I did try to help the self policing but with no success, Maybe my views are out of sync. with the majority of the users. If that is the case, maybe I should follow Graham's example and retire graciously.

I don't want to sound like an old fuddy duddy but in the days of the old forum, off topic was for just that and the TT Forum was to talk about TT's. There was quite a community who stayed largely resident in OT, which was fine. They had their fun and it was great to dive into. However, they did not try to contaminate the rest of the forum.

As I said before, I view the flame room as the beginning of this change. I support the flame room and even pop in from time to time.

I would favour a charter for the main forum. I would also favour stronger moderation to keep threads on topic and relevant.

I also agree with James. I seem to be spending more time on Audi-Sport.net. Maybe that is where the real car enthusiasts will migrate to (as part of JampoTT's self policing - those with a car interest can go elsewhere!)

Paul


----------



## Guest (Aug 12, 2002)

well my eyes are killing me now  you lot need to chill out a little bit my point is in the last 6 months how many people have joined and how many people have gone you can't please them all :-/ :-/

Do not let the site go boring

Graham www.straightheads.com is the best place for you

Kill all minis ( am I allowed to say that)

*^@~^Â£[email protected]** thats better


----------



## jampott (Sep 6, 2003)

> JampoTT's self policing - those with a car interest can go elsewhere!


Paul, I respect your use of quotes, but then you completely paraphrase what *I* was saying!!

I've already stated my case FOR moderation, in case you didn't really read the full text of my post (and who can blame you!) but simply against random and blatant A vs B censorship.

Of course we have a car interest. Of course *I* have a car interest.

I have, however, made and continued several friendships and acquaintances on from this forum, and this is every bit as important as the technical element as far as I am concerned.
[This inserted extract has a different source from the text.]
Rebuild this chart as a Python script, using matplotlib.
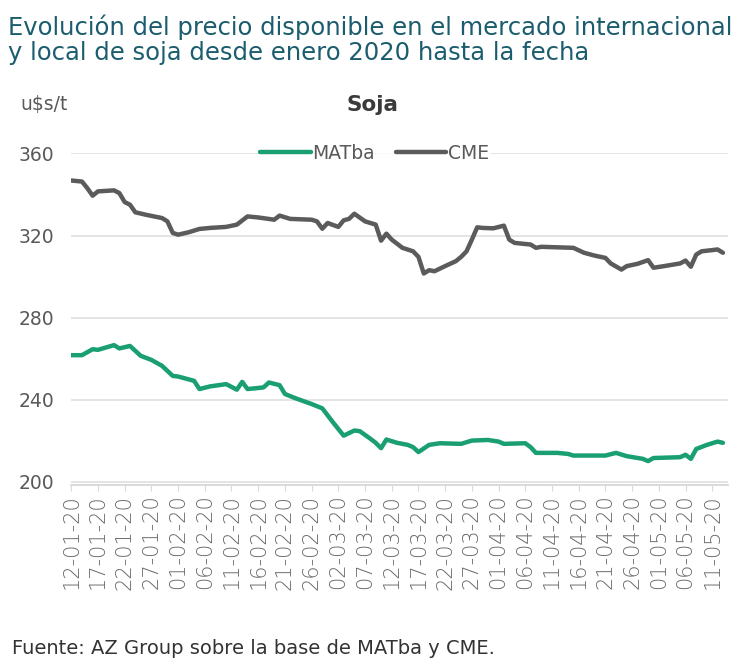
import pandas as pd
import matplotlib
matplotlib.use("Agg")
import matplotlib.pyplot as plt
import matplotlib.dates as mdates

# CME daily price (u$s/t)
cme_dates = ["2020-01-12", "2020-01-14", "2020-01-15", "2020-01-16", "2020-01-17",
             "2020-01-20", "2020-01-21", "2020-01-22", "2020-01-23", "2020-01-24",
             "2020-01-26", "2020-01-29", "2020-01-30", "2020-01-31", "2020-02-01",
             "2020-02-03", "2020-02-05", "2020-02-07", "2020-02-10", "2020-02-12",
             "2020-02-14", "2020-02-16", "2020-02-19", "2020-02-20", "2020-02-22",
             "2020-02-26", "2020-02-27", "2020-02-28", "2020-02-29", "2020-03-02",
             "2020-03-03", "2020-03-04", "2020-03-05", "2020-03-07", "2020-03-09",
             "2020-03-10", "2020-03-11", "2020-03-12", "2020-03-14", "2020-03-16",
             "2020-03-17", "2020-03-18", "2020-03-19", "2020-03-20", "2020-03-22",
             "2020-03-24", "2020-03-25", "2020-03-26", "2020-03-27", "2020-03-28",
             "2020-03-29", "2020-03-31", "2020-04-02", "2020-04-03", "2020-04-04",
             "2020-04-07", "2020-04-08", "2020-04-09", "2020-04-15", "2020-04-17",
             "2020-04-19", "2020-04-21", "2020-04-22", "2020-04-24", "2020-04-25",
             "2020-04-27", "2020-04-29", "2020-04-30", "2020-05-02", "2020-05-05",
             "2020-05-06", "2020-05-07", "2020-05-08", "2020-05-09", "2020-05-12",
             "2020-05-13"]
cme_values = [346.8, 346.3, 343.1, 339.4, 341.5,
              342.0, 340.7, 336.3, 335.0, 331.3,
              330.1, 328.5, 326.9, 321.3, 320.4,
              321.6, 323.2, 323.7, 324.2, 325.3,
              329.3, 328.8, 327.7, 329.7, 328.1,
              327.7, 326.9, 323.3, 326.1, 324.2,
              327.4, 328.1, 330.6, 326.9, 325.3,
              317.5, 320.9, 318.0, 314.0, 312.3,
              309.6, 301.5, 303.1, 302.6, 305.1,
              307.5, 309.6, 312.3, 318.0, 324.0,
              323.7, 323.5, 324.8, 318.0, 316.4,
              315.6, 314.0, 314.5, 314.0, 311.6,
              310.2, 309.1, 306.4, 303.4, 305.1,
              306.2, 308.0, 304.3, 305.1, 306.4,
              307.8, 304.8, 310.7, 312.3, 313.2,
              311.6]

# MATba daily price (u$s/t)
mat_dates = ["2020-01-12", "2020-01-14", "2020-01-16", "2020-01-17", "2020-01-20",
             "2020-01-21", "2020-01-23", "2020-01-24", "2020-01-25", "2020-01-27",
             "2020-01-29", "2020-01-31", "2020-02-01", "2020-02-04", "2020-02-05",
             "2020-02-07", "2020-02-10", "2020-02-12", "2020-02-13", "2020-02-14",
             "2020-02-17", "2020-02-18", "2020-02-20", "2020-02-21", "2020-02-23",
             "2020-02-26", "2020-02-28", "2020-03-01", "2020-03-03", "2020-03-05",
             "2020-03-06", "2020-03-08", "2020-03-09", "2020-03-10", "2020-03-11",
             "2020-03-13", "2020-03-15", "2020-03-16", "2020-03-17", "2020-03-19",
             "2020-03-21", "2020-03-25", "2020-03-27", "2020-03-30", "2020-04-01",
             "2020-04-02", "2020-04-06", "2020-04-07", "2020-04-08", "2020-04-12",
             "2020-04-14", "2020-04-15", "2020-04-21", "2020-04-23", "2020-04-25",
             "2020-04-28", "2020-04-29", "2020-04-30", "2020-05-05", "2020-05-06",
             "2020-05-07", "2020-05-08", "2020-05-10", "2020-05-12", "2020-05-13"]
mat_values = [261.7, 261.7, 264.6, 264.3, 266.6,
              265.0, 266.2, 263.8, 261.4, 259.4,
              256.5, 251.6, 251.3, 249.2, 245.2,
              246.5, 247.6, 244.9, 248.7, 245.2,
              246.0, 248.4, 247.1, 242.8, 240.7,
              237.9, 235.8, 229.0, 222.5, 225.0,
              224.7, 221.0, 219.0, 216.4, 220.6,
              219.0, 218.0, 216.9, 214.5, 218.0,
              218.8, 218.5, 220.1, 220.4, 219.6,
              218.5, 218.8, 216.9, 214.1, 214.1,
              213.6, 212.8, 212.8, 214.1, 212.5,
              211.2, 210.1, 211.6, 212.0, 213.2,
              211.2, 216.0, 218.0, 219.6, 219.0]

y_ticks = [200, 240, 280, 320, 360]

GREEN = "#1a9f73"
DARK = "#5b5b5b"
TEXT = "#595959"

plt.rcParams["font.family"] = ["DejaVu Sans"]

fig = plt.figure(figsize=(7.5, 6.67), dpi=100)
ax = fig.add_axes([0.095, 0.273, 0.876, 0.497])

ax.plot(pd.to_datetime(mat_dates), mat_values, color=GREEN, lw=3.2,
        solid_capstyle="round", solid_joinstyle="round", label="MATba", zorder=3)
ax.plot(pd.to_datetime(cme_dates), cme_values, color=DARK, lw=3.2,
        solid_capstyle="round", solid_joinstyle="round", label="CME", zorder=3)

ax.set_ylim(198.5, 360)
ax.set_yticks(y_ticks)
ax.set_xlim(pd.Timestamp("2020-01-12"), pd.Timestamp("2020-05-14"))

ticks = pd.date_range("2020-01-12", "2020-05-11", freq="5D")
ax.set_xticks(ticks)
ax.xaxis.set_major_formatter(mdates.DateFormatter("%d-%m-%y"))
ax.tick_params(axis="x", rotation=90, labelsize=15, colors="#6a6a6a", length=4,
               color="#d8d8d8", pad=3)
ax.tick_params(axis="y", labelsize=13.5, colors=TEXT, length=0, pad=12)
for lbl in ax.get_xticklabels():
    lbl.set_fontweight("light")

ax.grid(axis="y", color="#e2e2e2", lw=1.3)
ax.set_axisbelow(True)
for s in ["top", "right", "left"]:
    ax.spines[s].set_visible(False)
ax.spines["bottom"].set_color("#d8d8d8")
ax.spines["bottom"].set_linewidth(1.3)

leg = ax.legend(loc="center", bbox_to_anchor=(0.462, 1.0), ncol=2, frameon=True,
                fontsize=13.5, handlelength=2.7, handletextpad=0.1,
                columnspacing=1.1, borderpad=0.1, edgecolor="none")
for t in leg.get_texts():
    t.set_color(TEXT)

fig.text(0.011, 0.978,
         "Evolución del precio disponible en el mercado internacional\n"
         "y local de soja desde enero 2020 hasta la fecha",
         ha="left", va="top", fontsize=17.5, color="#1b5d6e", linespacing=1.05)
fig.text(0.027, 0.843, "u$s/t", fontsize=13.5, color=TEXT, ha="left", va="center")
fig.text(0.496, 0.843, "Soja", fontsize=15.5, color="#3a3a3a", ha="center",
         va="center", fontweight="bold")
fig.text(0.016, 0.028, "Fuente: AZ Group sobre la base de MATba y CME.",
         fontsize=14, color="#333333", ha="left", va="center")

fig.savefig("out.png", dpi=100, facecolor="white")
Yes, I'm fully aware - I *do* generally have an opinion about most things, and am never shy to speak it. But I never suggested that all you folk with a "car interest" should simply bugger off........ c'mon, play fair! 
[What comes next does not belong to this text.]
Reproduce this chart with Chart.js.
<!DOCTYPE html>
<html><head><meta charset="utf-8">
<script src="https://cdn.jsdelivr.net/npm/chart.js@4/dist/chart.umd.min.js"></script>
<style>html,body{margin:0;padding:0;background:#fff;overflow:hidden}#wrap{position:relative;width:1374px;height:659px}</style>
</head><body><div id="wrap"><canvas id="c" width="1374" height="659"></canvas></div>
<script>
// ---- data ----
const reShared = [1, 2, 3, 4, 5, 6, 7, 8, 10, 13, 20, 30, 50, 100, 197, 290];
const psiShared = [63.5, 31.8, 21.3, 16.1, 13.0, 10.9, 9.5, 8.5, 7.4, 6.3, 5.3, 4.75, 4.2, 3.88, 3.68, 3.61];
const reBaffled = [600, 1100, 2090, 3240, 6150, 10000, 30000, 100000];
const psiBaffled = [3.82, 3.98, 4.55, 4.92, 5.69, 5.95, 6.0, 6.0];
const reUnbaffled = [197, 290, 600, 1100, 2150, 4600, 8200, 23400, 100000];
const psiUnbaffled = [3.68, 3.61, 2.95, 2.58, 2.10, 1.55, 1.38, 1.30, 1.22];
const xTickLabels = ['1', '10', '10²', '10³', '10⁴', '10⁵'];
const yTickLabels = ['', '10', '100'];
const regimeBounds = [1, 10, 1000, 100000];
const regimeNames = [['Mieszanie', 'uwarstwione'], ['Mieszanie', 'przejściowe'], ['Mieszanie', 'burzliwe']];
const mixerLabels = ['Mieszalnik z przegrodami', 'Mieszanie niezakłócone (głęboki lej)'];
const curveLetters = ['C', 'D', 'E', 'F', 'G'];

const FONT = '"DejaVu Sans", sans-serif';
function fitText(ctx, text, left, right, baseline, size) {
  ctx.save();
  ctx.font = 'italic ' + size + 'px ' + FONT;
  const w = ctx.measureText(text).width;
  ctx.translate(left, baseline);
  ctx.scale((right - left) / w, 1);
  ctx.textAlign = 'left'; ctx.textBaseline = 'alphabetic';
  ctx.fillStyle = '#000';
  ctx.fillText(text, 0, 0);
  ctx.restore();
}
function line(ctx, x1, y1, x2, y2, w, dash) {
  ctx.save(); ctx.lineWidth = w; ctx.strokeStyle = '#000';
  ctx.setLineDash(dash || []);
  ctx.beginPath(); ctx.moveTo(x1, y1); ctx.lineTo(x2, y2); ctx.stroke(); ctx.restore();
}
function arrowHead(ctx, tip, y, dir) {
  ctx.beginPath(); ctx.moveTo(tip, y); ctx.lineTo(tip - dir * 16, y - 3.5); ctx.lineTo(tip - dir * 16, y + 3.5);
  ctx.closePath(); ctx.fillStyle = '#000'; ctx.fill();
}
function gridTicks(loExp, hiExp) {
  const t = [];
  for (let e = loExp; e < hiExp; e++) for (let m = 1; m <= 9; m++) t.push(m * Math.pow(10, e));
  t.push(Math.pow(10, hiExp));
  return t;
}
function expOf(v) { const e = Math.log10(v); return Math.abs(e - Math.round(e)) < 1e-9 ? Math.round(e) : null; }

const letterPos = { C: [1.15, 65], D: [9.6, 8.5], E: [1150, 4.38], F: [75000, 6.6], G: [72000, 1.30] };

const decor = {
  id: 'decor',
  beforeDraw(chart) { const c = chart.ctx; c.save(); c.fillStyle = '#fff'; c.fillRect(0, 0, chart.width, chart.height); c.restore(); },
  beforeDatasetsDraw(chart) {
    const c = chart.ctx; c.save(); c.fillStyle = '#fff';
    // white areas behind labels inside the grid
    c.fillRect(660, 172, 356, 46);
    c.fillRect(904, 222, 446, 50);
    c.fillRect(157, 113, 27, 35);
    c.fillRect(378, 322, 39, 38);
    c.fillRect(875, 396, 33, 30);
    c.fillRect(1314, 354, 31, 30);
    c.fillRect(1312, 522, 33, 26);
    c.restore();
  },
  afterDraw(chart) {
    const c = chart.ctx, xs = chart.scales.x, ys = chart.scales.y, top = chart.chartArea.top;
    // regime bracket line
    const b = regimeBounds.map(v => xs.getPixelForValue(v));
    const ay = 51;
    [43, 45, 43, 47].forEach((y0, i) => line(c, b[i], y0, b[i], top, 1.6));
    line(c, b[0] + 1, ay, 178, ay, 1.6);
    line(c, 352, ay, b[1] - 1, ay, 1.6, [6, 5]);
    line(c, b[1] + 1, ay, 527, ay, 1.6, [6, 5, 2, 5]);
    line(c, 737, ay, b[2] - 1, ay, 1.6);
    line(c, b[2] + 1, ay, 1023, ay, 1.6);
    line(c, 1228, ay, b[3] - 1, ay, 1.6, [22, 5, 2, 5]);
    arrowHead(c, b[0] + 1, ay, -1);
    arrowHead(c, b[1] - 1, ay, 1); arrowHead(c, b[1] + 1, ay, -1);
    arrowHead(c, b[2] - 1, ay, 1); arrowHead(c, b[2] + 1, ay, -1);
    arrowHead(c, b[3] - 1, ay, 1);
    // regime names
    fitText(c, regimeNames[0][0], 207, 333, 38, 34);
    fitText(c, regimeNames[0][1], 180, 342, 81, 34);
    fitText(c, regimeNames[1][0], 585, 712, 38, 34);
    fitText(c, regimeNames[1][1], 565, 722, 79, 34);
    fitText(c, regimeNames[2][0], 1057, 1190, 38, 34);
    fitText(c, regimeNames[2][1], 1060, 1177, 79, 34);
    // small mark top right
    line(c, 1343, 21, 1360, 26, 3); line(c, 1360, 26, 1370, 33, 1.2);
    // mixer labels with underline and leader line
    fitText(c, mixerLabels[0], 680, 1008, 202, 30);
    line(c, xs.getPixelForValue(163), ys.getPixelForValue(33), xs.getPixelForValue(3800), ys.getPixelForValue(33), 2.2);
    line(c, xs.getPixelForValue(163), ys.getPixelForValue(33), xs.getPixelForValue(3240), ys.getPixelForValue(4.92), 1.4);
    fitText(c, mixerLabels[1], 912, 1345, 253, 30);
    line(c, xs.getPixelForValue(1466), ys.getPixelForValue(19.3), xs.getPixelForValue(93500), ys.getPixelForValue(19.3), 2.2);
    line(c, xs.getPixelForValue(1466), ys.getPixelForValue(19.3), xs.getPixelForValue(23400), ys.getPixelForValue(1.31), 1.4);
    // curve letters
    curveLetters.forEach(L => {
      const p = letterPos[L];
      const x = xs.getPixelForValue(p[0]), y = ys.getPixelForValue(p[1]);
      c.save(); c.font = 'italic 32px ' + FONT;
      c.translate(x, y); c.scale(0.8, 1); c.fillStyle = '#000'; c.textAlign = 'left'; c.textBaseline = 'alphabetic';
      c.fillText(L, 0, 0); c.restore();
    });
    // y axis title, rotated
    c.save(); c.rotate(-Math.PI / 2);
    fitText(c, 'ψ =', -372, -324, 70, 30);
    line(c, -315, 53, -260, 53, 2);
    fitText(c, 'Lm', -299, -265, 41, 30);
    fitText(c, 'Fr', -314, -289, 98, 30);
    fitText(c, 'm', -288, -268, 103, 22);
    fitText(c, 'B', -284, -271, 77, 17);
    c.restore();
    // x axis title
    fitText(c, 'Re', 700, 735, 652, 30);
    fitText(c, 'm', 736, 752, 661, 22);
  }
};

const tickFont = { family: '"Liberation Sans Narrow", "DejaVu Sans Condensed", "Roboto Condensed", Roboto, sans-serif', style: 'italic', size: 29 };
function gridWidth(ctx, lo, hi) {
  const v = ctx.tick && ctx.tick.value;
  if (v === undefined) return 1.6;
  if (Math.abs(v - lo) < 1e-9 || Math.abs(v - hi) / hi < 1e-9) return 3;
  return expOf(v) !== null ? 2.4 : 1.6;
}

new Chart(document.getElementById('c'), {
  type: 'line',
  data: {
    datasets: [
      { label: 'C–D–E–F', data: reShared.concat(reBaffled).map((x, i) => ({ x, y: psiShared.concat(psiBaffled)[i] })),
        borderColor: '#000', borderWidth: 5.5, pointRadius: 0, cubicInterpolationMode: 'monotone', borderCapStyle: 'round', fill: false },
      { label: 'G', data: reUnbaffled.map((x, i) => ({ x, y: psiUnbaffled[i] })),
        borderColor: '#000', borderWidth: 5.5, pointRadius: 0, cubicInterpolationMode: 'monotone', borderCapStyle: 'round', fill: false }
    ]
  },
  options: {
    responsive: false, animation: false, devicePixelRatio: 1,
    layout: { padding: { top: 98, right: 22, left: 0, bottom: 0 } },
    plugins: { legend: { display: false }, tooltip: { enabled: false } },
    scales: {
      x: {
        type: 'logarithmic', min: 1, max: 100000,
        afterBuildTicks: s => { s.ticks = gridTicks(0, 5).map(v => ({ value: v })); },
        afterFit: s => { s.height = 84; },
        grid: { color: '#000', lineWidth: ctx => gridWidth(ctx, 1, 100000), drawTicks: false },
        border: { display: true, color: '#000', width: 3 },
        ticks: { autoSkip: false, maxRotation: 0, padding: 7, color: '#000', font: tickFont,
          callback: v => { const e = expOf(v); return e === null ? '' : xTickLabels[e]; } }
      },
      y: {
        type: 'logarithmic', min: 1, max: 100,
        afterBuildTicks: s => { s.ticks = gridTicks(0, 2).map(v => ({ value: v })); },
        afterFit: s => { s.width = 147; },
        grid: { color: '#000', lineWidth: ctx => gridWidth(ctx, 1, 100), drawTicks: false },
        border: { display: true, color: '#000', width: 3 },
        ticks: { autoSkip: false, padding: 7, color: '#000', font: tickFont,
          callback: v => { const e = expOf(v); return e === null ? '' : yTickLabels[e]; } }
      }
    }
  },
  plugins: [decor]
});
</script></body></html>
As for the underlying issues - i too would have a slight "issue" if something completely inappropriate was posted in the "Main" section. But I'm also well aware that I'm not easily offended, so perhaps its not right to judge the place using my own benchmarks.

However, a small amount of swearing (less, for instance, than I regularly hear the local 5 year olds come out with!) certainly does not constitute something which, unless I'm very sadly mistaken, the majority of the forum readers would find bordering on offensive.

Is it the swearing? Is it the sarcasm? Is it the complete wandering off-topic? Whatever, in my hunble and very honest opinion, I don't think on the whole that ANY of it detracts from (or waters down) either the helpful advice or technical knowledgebase which should be the cornerstone of the "Main" topic area....... in fact it adds to it. I'm sure there are many other folk who would simply not visit this place if it were a sterile, "funless" place - and their opinion and ideas would be forever lost to the remainder of the TT community...........


----------



## IanWest (May 7, 2002)

I feel that maybe people should step back and actually consider whether this is getting blown out of proportion.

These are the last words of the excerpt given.